Betamax was reached the lowest $200 price point first and won but in the end VHS won because here are far so many overpriced VHS hardwares brands on sales than just one very cheap Sony brand Betamax recorders I saw in 1985, it was really very depressed to see it lonely in front of 15 VHS brands in Radio Rental store.
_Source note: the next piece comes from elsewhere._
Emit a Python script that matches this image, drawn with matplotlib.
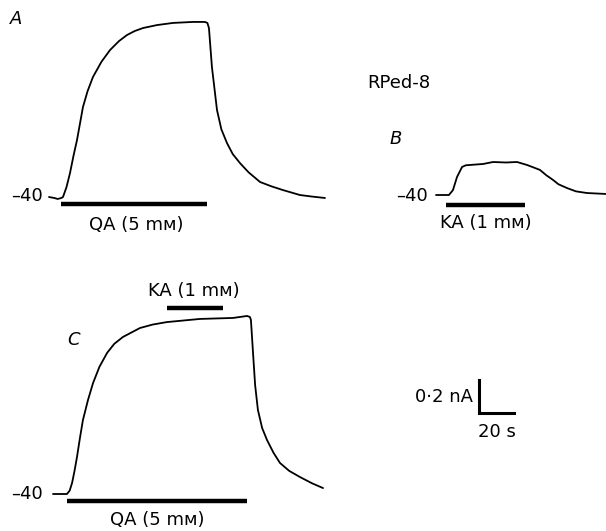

History will repeat with Blu-ray won in the end because it got everything and more hardwares like Blu-ray camcorders, PS3s, Blu-ray players, Blu-ray recorders, Blu-ray BD-ROMs, Blu-ray writers, Blu-ray BD-ROMs combo with HD-DVD reader and Blu-ray writer combo with HD-DVD reader. What Toshiba got are HD-DVD players, Xbox 360 external HD-DVD ROM drives and very fewer Toshiba HD-DVD ROMs but no HD-DVD writers, HD-DVD recorders and HD-DVD camcorders.
evilchris
09-27-07, 10:37 PM
You just quoted Blu-ray.com as a source of news, lol. Read the PS3 fanboy comments
superklye
09-28-07, 08:22 AM
History will repeat with Blu-ray won in the end because it got everything and more hardwares like Blu-ray camcorders, PS3s, Blu-ray players, Blu-ray recorders, Blu-ray BD-ROMs, Blu-ray writers, Blu-ray BD-ROMs combo with HD-DVD reader and Blu-ray writer combo with HD-DVD reader. What Toshiba got are HD-DVD players, Xbox 360 external HD-DVD ROM drives and very fewer Toshiba HD-DVD ROMs but no HD-DVD writers, HD-DVD recorders and HD-DVD camcorders.
Maybe if they weren't on the verge of making all existing Blu-ray equipment obsolete and incapable of playing advanced features (or perhaps the entire disc) of future media once the 1.1 spec is finalized.
You're fanboyism has blinded you to the fact that BD users are still beta testing. And it wasn't a free beta.